SASS/SCSS Partials are the CSS files that contain small CSS code specific for a particular styling separated from the main stylesheet for better managing the CSS code better. These files can be used in another SASS or SCSS file instead of writing the same styles again using the @use at-rule or @forward at-rule with both of them including the stylesheet with different visibility.

SASS Partials provides a great way to organize your CSS code in different files and then use them wherever required.

Do make a stylesheet as Partial in SASS, its name should always begin with _ underscore character for example, _partial.scss, etc.
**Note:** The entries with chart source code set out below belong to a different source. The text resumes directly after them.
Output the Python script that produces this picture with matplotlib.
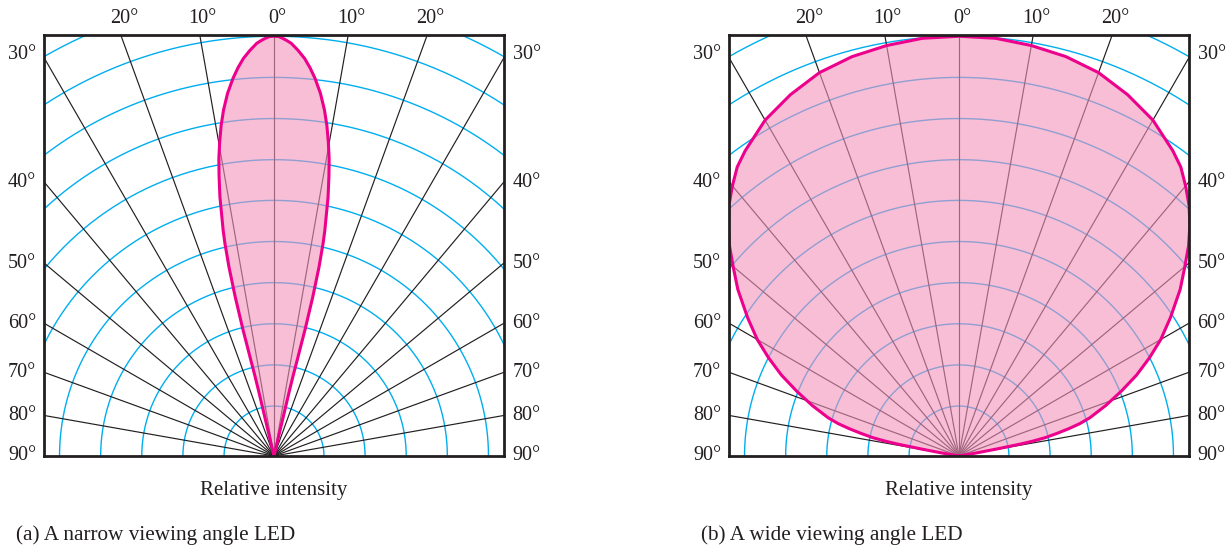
import matplotlib.pyplot as plt
import numpy as np

W, H = 1230, 545
PX = 419.7  # pixels per unit of relative intensity

# grid of the polar chart
ring_radii = [0.119, 0.217, 0.315, 0.413, 0.511, 0.609, 0.706, 0.804, 0.902, 1.0, 1.098]
spoke_angles = [-80, -70, -60, -50, -40, -30, -20, -10, 0, 10, 20, 30, 40, 50, 60, 70, 80]
top_labels = [-20, -10, 0, 10, 20]
side_labels = [30, 40, 50, 60, 70, 80, 90]

# half patterns (angle from axis in degrees, relative intensity), apex -> origin
narrow_angle = [0.0, 0.6, 1.1, 1.7, 2.4, 3.4, 4.4, 5.3, 6.2, 7.3, 8.3, 9.1, 9.8, 10.5, 11.1,
                11.8, 12.3, 12.7, 13.0, 13.4, 13.7, 13.8, 13.7, 13.6, 13.4, 13.3, 13.3, 13.3]
narrow_intensity = [1.0, 0.9995, 0.996, 0.991, 0.984, 0.968, 0.950, 0.929, 0.905, 0.871,
                    0.833, 0.797, 0.76, 0.721, 0.68, 0.63, 0.583, 0.551, 0.52, 0.463, 0.39,
                    0.309, 0.272, 0.235, 0.198, 0.162, 0.081, 0.0]

wide_angle = [0, 5, 10, 15, 20, 25, 30, 35, 37.5, 40, 42.6, 45, 47.5, 50.1, 53, 56.8, 60,
              62.7, 65.5, 68.2, 71, 73.7, 75, 76, 77, 78, 78.6, 79, 79.5, 80, 80]
wide_intensity = [1.0, 0.999, 0.993, 0.985, 0.972, 0.95, 0.924, 0.888, 0.868, 0.84, 0.81,
                  0.778, 0.742, 0.701, 0.66, 0.602, 0.555, 0.511, 0.465, 0.417, 0.37, 0.325,
                  0.298, 0.27, 0.24, 0.21, 0.18, 0.15, 0.09, 0.04, 0.0]

panels = [
    (274, "(a) A narrow viewing angle LED", narrow_angle, narrow_intensity),
    (959, "(b) A wide viewing angle LED", wide_angle, wide_intensity),
]

INK = "#231f20"
CYAN = "#00aeef"
MAGENTA = "#ec008c"
PINK = "#f294bc"
FONT = ["Liberation Serif", "DejaVu Serif"]

XMIN, XMAX = -0.548, 0.547
YMAX = 1.003
BOX_TOP, BOX_BOTTOM = 35, 456


def draw_panel(fig, center_px, caption, angles, intensity):
    left_px = center_px + XMIN * PX
    ax = fig.add_axes([left_px / W, 1 - BOX_BOTTOM / H, (XMAX - XMIN) * PX / W,
                       (BOX_BOTTOM - BOX_TOP) / H])
    ax.set_xlim(XMIN, XMAX)
    ax.set_ylim(0, YMAX)
    ax.set_xticks([])
    ax.set_yticks([])
    for spine in ax.spines.values():
        spine.set_linewidth(2.0)
        spine.set_color(INK)
        spine.set_zorder(6)

    t = np.linspace(0, np.pi, 400)
    for r in ring_radii:
        ax.plot(r * np.cos(t), r * np.sin(t), color=CYAN, lw=1.0, zorder=1)
    for a in spoke_angles:
        th = np.radians(a)
        ax.plot([0, 2 * np.sin(th)], [0, 2 * np.cos(th)], color=INK, lw=0.85, zorder=1)

    th = np.radians(np.array(angles, dtype=float))
    r = np.array(intensity, dtype=float)
    right_x, right_y = r * np.sin(th), r * np.cos(th)
    xs = np.concatenate([right_x[::-1], -right_x[1:]])
    ys = np.concatenate([right_y[::-1], right_y[1:]])
    ax.fill(xs, ys, color=PINK, alpha=0.6, lw=0, zorder=2)
    ax.plot(xs, ys, color=MAGENTA, lw=2.2, zorder=3, solid_joinstyle="round")

    # angle labels
    for a in top_labels:
        x = YMAX * np.tan(np.radians(a)) + 3 / PX
        ax.text(x, YMAX + 16 / PX, f"{abs(a)}°", ha="center", va="center",
                fontsize=14.5, family=FONT, color=INK, clip_on=False)
    for a in side_labels:
        y = XMAX / np.tan(np.radians(a)) if a < 90 else 0.0
        if a == 30:
            y += 4 / PX
        ax.text(XMIN - 8 / PX, y, f"{a}°", ha="right", va="center",
                fontsize=14.5, family=FONT, color=INK, clip_on=False)
        ax.text(XMAX + 9 / PX, y, f"{a}°", ha="left", va="center",
                fontsize=14.5, family=FONT, color=INK, clip_on=False)

    fig.text(center_px / W, 1 - 495 / H, "Relative intensity", ha="center", va="baseline",
             fontsize=15, family=FONT, color=INK)
    fig.text((left_px - 28) / W, 1 - 540 / H, caption, ha="left", va="baseline",
             fontsize=15.3, family=FONT, color=INK)


fig = plt.figure(figsize=(W / 100, H / 100), dpi=100, facecolor="white")
for center_px, caption, angles, intensity in panels:
    draw_panel(fig, center_px, caption, angles, intensity)

fig.savefig("out.png", dpi=100, facecolor="white")
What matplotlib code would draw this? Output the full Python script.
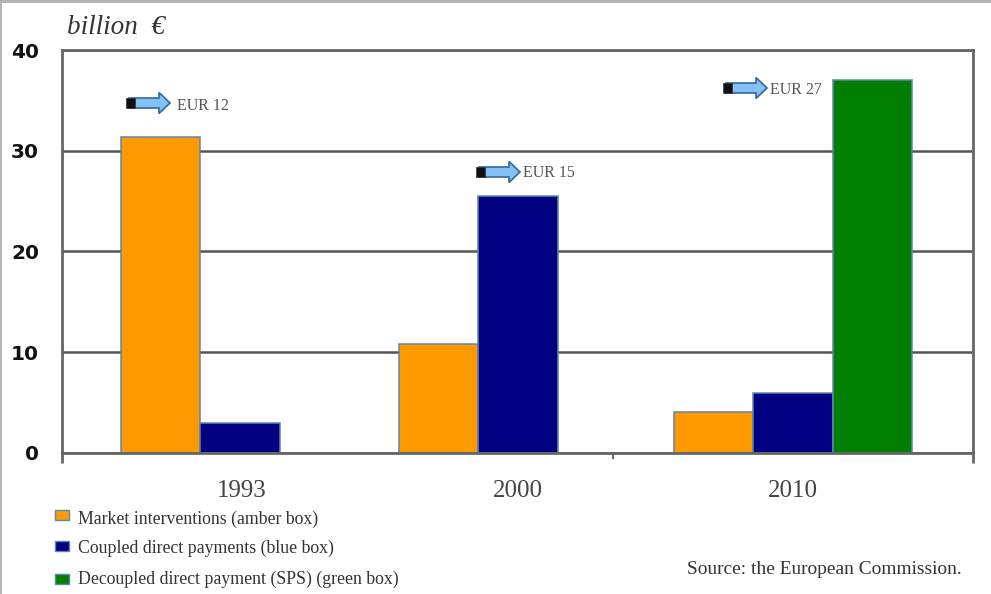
import matplotlib
matplotlib.use("Agg")
import matplotlib.pyplot as plt
from matplotlib.patches import FancyArrow, Rectangle
import numpy as np

years = ["1993", "2000", "2010"]
amber = [31.4, 10.8, 4.1]
blue = [3.0, 25.5, 6.0]
green = [0, 0, 37.0]
totals = ["EUR 12", "EUR 15", "EUR 27"]
legend_labels = ["Market interventions (amber box)",
                 "Coupled direct payments (blue box)",
                 "Decoupled direct payment (SPS) (green box)"]
source = "Source: the European Commission."

W, H = 991, 594
EDGE = "#5f86ad"
SERIF = "Liberation Serif"

fig = plt.figure(figsize=(W / 100, H / 100), dpi=100)

ax = fig.add_axes([62 / W, 1 - 453 / H, (973 - 62) / W, (453 - 50) / H])
ax.set_xlim(-0.644, 2.651)
ax.set_ylim(0, 40)
ax.set_yticks([0, 10, 20, 30, 40])
ax.yaxis.grid(True, color="#555555", lw=1.8)
ax.set_axisbelow(True)
for s in ax.spines.values():
    s.set_color("#666666")
    s.set_linewidth(2)

x = np.array([0, 1.006, 2])
w = 0.2875
ax.bar(x - w, amber, w, color="#ff9900", edgecolor=EDGE, lw=1.1)
ax.bar(x, blue, w, color="#000080", edgecolor=EDGE, lw=1.1)
ax.bar(x[2] + w, green[2], w, color="#007f00", edgecolor=EDGE, lw=1.1)

# the axis ends stick out further than the one inner tick
ax.set_xticks([-0.644, 2.651])
ax.set_xticks([1.349], minor=True)
ax.set_xticklabels([])
ax.tick_params(axis="x", which="major", length=7, width=2, color="#666666")
ax.tick_params(axis="x", which="minor", length=4, width=1.2, color="#444444")
ax.tick_params(axis="y", length=0, labelleft=False)

# overlay in pixel units for labels and annotations
top = fig.add_axes([0, 0, 1, 1], facecolor="none")
top.set_xlim(0, W)
top.set_ylim(H, 0)
top.axis("off")

# frame strips along the top and left edge
top.add_patch(Rectangle((0, 0), W, 3, color="#b4b4b4", lw=0))
top.add_patch(Rectangle((0, 0), 1.5, H, color="#b4b4b4", lw=0))

for v in [0, 10, 20, 30, 40]:
    top.text(39, 455 - v * 10.07, str(v), ha="right", va="center", fontsize=14.5,
             fontweight="bold", color="#111111", family="DejaVu Sans")
top.text(67, 28, "billion  €", fontsize=19.5, style="italic", family=SERIF,
         color="#333333", va="center")

for yr, px in zip(years, [242, 518, 793]):
    top.text(px, 491, yr, ha="center", va="center", fontsize=18, family=SERIF, color="#444444")

# arrows marking the decoupled totals
arrow_pos = [(126, 103), (476, 172), (723, 88)]
label_pos = [(177, 106), (523, 173), (770, 90)]
for (px, py), (lx, ly), label in zip(arrow_pos, label_pos, totals):
    top.add_patch(FancyArrow(px + 3, py, 41, 0, width=10, head_width=21, head_length=11,
                             length_includes_head=True, fc="#85c0f5", ec="#2f6a9c", lw=1.2))
    top.add_patch(Rectangle((px, py - 5), 9, 10, fc="#111111", ec="#333333", lw=0.5))
    top.text(lx, ly, label, fontsize=11.5, family=SERIF, color="#555555", va="center")

for (py, ty, col, label) in zip([515, 546, 579], [519, 548, 579],
                                ["#ff9900", "#000080", "#007f00"], legend_labels):
    top.add_patch(Rectangle((55, py - 5), 14, 10, fc=col, ec=EDGE, lw=1))
    top.text(78, ty, label, fontsize=12.8, family=SERIF, color="#333333", va="center")

top.text(687, 570, source, fontsize=13.95, family=SERIF, color="#333333", va="center")

fig.savefig("out.png", dpi=100)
The underscore character as a prefix to the stylesheet name indicates that this is a small chunk of CSS so there is no need to compile this to CSS independently.

Why use Partials?

Partials are used to manage the styling code into functionally divided style rules into separate files which can be used in the main stylesheet using the @use at-rule. There are many advantages to doing this like,

  1. Your main stylesheet will be less bulky and you will be able to better manage your stylesheets.

  2. Partials are not compiled, hence makes the overall compilation of SASS code to CSS fast.

  3. You can control visibility of the style code defined in Partials using @use at-rule or @forward at-rule based on your requirements.

Consider the main.scss file which is the main file for the styles and now _partial.scss needs to be imported in this.

/* In the main.scss file */

@use 'partial'

Note that the _ character and the file extension is not used while importing. Once we include the file then all the contents in the partial will be available to use in the main file.

Visibility Control with Partial

Yes, SASS allows us to control the visibility of the members of a stylesheet when its included in another stylesheet. There are 2 different ways on controlling the visibility:

  1. First one is by defining private members in Partials

  2. Second is when we include a Partial in a stylesheet using the @use at-rule, then if that stylesheet(which is importing partial in it) is included by any other stylesheet, members defined in partial won't be visible. For making the members of Partial available in this case, we must use the @forward at-rule.

SASS Partials: Private Members

In SASS/SCSS we can define a private member in a stylesheet by adding a hyphen(-) or underscore(_) as a prefix to its name. The private members work normally within the stylesheet(Partial) it is defined, but they are not visible to the stylesheet including this Partial.

Let's take an example,

/* src/_corners.scss */
$-radius: 3px;

@mixin rounded {
  border-radius: $-radius;
}

Now if we import this stylesheet in another stylesheet,

/* style.scss */
@use "src/corners";

.button {
  @include corners.rounded;

  /* This is an error! $-radius isn't visible 
     outside of `_corners.scss`.
  */
  padding: 5px + corners.$-radius;
}

SASS Import using @use and @forward

When we include a Partial in a stylesheet using the @use at-rule, then if that stylesheet(which is importing partial in it) is included by any other stylesheet, members defined in partial won't be visible. For making the members of Partial available in this case, we must use the @forward at-rule.

If we use the @use at-rule, we can hide the members of a Partial from further use.

Using @forward to include a Partial SCSS stylesheet

While using the @forward at-rule, enables using of a Partial included in a stylesheet in further imports too.

Conclusion:

So with this, we are done with Partials. SASS Partials provides us with a technique to manage our styling code with more control and to segregate the style rules meaningfully.